=== What is being asked ===
Search the data below for the string "matplotlib". Extract every line that contains it.
— start of Provided records —
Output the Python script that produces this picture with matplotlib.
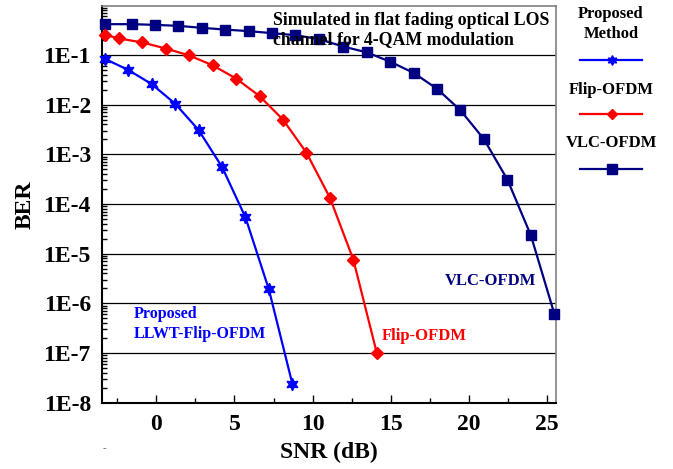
— end of Provided records —
— start of Provided records —
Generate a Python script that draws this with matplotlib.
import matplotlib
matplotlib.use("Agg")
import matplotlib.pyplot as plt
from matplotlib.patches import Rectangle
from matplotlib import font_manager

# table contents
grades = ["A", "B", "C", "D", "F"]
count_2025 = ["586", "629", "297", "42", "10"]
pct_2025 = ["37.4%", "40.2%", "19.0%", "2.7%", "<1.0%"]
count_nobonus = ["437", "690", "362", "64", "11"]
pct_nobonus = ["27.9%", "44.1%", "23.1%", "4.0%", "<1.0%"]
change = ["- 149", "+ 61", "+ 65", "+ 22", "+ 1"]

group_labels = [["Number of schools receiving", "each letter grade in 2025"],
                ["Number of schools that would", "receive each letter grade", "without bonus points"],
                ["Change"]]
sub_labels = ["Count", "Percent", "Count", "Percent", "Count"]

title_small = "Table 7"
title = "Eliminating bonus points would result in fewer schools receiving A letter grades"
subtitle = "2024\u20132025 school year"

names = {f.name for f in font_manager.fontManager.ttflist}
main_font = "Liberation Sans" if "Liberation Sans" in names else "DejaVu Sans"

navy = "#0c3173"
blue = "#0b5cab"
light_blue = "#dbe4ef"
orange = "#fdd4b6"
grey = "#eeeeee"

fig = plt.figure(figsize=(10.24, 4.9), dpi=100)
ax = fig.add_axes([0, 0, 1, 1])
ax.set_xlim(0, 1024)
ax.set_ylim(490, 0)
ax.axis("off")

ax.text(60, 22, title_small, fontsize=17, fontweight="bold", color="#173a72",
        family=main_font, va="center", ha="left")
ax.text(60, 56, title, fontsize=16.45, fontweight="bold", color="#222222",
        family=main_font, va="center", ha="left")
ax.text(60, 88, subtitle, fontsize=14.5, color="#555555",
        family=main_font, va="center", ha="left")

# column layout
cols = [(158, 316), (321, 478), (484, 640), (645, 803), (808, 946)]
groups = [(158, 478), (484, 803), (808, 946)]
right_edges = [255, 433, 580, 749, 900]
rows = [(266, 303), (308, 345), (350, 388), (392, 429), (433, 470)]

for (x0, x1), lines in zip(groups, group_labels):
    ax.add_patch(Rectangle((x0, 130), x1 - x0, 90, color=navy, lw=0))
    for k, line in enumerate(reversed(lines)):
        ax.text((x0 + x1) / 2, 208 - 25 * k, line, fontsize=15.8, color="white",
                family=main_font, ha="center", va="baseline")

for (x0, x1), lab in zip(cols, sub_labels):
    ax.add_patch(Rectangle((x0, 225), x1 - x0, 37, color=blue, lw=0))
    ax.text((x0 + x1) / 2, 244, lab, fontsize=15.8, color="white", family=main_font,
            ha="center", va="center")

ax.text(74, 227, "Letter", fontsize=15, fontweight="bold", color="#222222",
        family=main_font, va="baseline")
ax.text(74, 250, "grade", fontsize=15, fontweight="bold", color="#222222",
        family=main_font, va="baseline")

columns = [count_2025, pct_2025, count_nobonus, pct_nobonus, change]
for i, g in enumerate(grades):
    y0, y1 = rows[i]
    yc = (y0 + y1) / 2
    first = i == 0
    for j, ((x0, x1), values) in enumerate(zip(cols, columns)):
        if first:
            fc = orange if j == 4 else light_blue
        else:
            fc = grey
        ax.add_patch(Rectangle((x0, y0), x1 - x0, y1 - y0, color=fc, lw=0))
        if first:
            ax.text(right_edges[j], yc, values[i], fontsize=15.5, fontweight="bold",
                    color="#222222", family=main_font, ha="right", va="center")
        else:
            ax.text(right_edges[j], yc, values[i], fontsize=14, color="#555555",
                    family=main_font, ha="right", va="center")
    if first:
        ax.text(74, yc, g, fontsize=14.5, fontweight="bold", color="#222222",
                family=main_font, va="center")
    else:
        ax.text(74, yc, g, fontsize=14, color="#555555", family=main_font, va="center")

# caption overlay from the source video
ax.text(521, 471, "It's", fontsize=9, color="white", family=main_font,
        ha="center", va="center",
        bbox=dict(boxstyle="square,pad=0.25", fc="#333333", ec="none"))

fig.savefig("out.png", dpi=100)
— end of Provided records —
=== Output for this task ===
Output the Python script that produces this picture with matplotlib.
Generate a Python script that draws this with matplotlib.
import matplotlib
matplotlib.use("Agg")
import matplotlib.pyplot as plt
from matplotlib.patches import Rectangle
from matplotlib import font_manager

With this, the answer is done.